I always enjoy the company. And the cordless radio sits in a pottery bowl Meridith made in high school, still tuned to the classical music station, so it's my kind of afternoon. I'm not sure why I stopped listening to classical music, but it might have been that concert for extra credit that caused my interest to waver. It shouldn't have. Listening to classical music on the radio, you can read and do other things while it's playing. Nothing stops you. I do listen to ambient and chill music, so maybe it's an evolution for me since those kinds of music involve instrumentals as well. Perhaps it was an evolution of my interest in classical music. But rediscovering Gershwin, and developing an interest in Schubert, I think I'm going to go back to it and try again. I fondly remember listening to 93.1 in South Florida when it was a classical music station. It shouldn't be difficult to get back into it. I'm going to need a lot of music when I finally begin writing this book, so I'll explore now and see what suits me besides Gershwin and Schubert, but giving more attention to them because I haven't heard all their works yet.
This works. Not all the time, but these hours without electricity, this book, this music, this company, and the wisps of good feeling from that interview with Andrea Marcovicci, it all comes together to provide an afternoon that usually only happens on Friday, a feeling of contentment, of the universe having aligned. You might think a feeling of contentment couldn't happen here in the Santa Clarita Valley what with how many times I've railed against various facets of it, but I mean internal contentment. I have books, and music, and there was lunch with Mom and Meridith, so I'm feeling good. External contentment will come after we move, but as long as I have books and exploration of music, I can exist well here until we move, because I know that day will be coming soon.
Lunch is over and I go back to the couch to continue reading On Gratitude. Near 2:30, the power comes back on, and I'm on page 126. 235 pages are in this book, not counting the index. 109 pages to go. This book works for me.

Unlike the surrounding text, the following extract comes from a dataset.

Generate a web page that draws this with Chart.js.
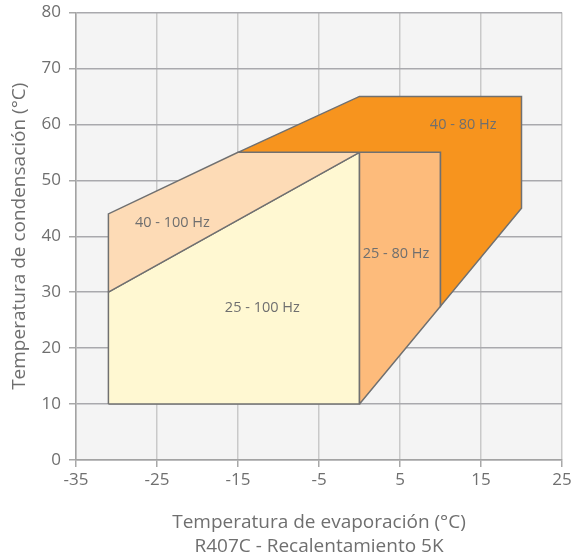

I go on the computer to see if anything interesting has come to my inbox, if Ms. Marcovicci's assistant has replied to my e-mail of deepest thanks, and if Rebecca Wright of Movie Gazette Online has forwarded any new press releases, asking us three writers if any of the titles in those press releases interest us. Nothing new. Since I can be choosier about what I review, I wasn't disappointed. This time, I've got to really feel that I want to review something, that I can write something hopefully worthwhile. I've got ideas for my first three reviews, now including the final season of Adam-12, that I want to try, and see where they go. It's quite different from when I wrote review after review of completely independent movies and inevitably wasn't interested in a few of them but I reviewed them anyway.
With nothing else to do on the computer for now, I give it to Meridith, who hasn't had the chance to use it during the day because she's been at work. I turn on the Tivo and play one of the episodes she has of The Chew, four days' worth built up, without today's episode because it didn't record. Power outages do that.
Every Friday, with that feeling of contentment, I tell myself that I want to feel that all the time. I don't want it to be limited to Fridays. I want this feeling all the time, too, of being at peace, of enjoying myself like this, with books and classical music and all the other music I love. I'm going to lasso this feeling and have it with me all the time. A continuous atmosphere like this would lend itself to much creativity. That's what I need when I begin writing this book, and I'm going to have it. This is the type of day to have every day, interviews with singers or not.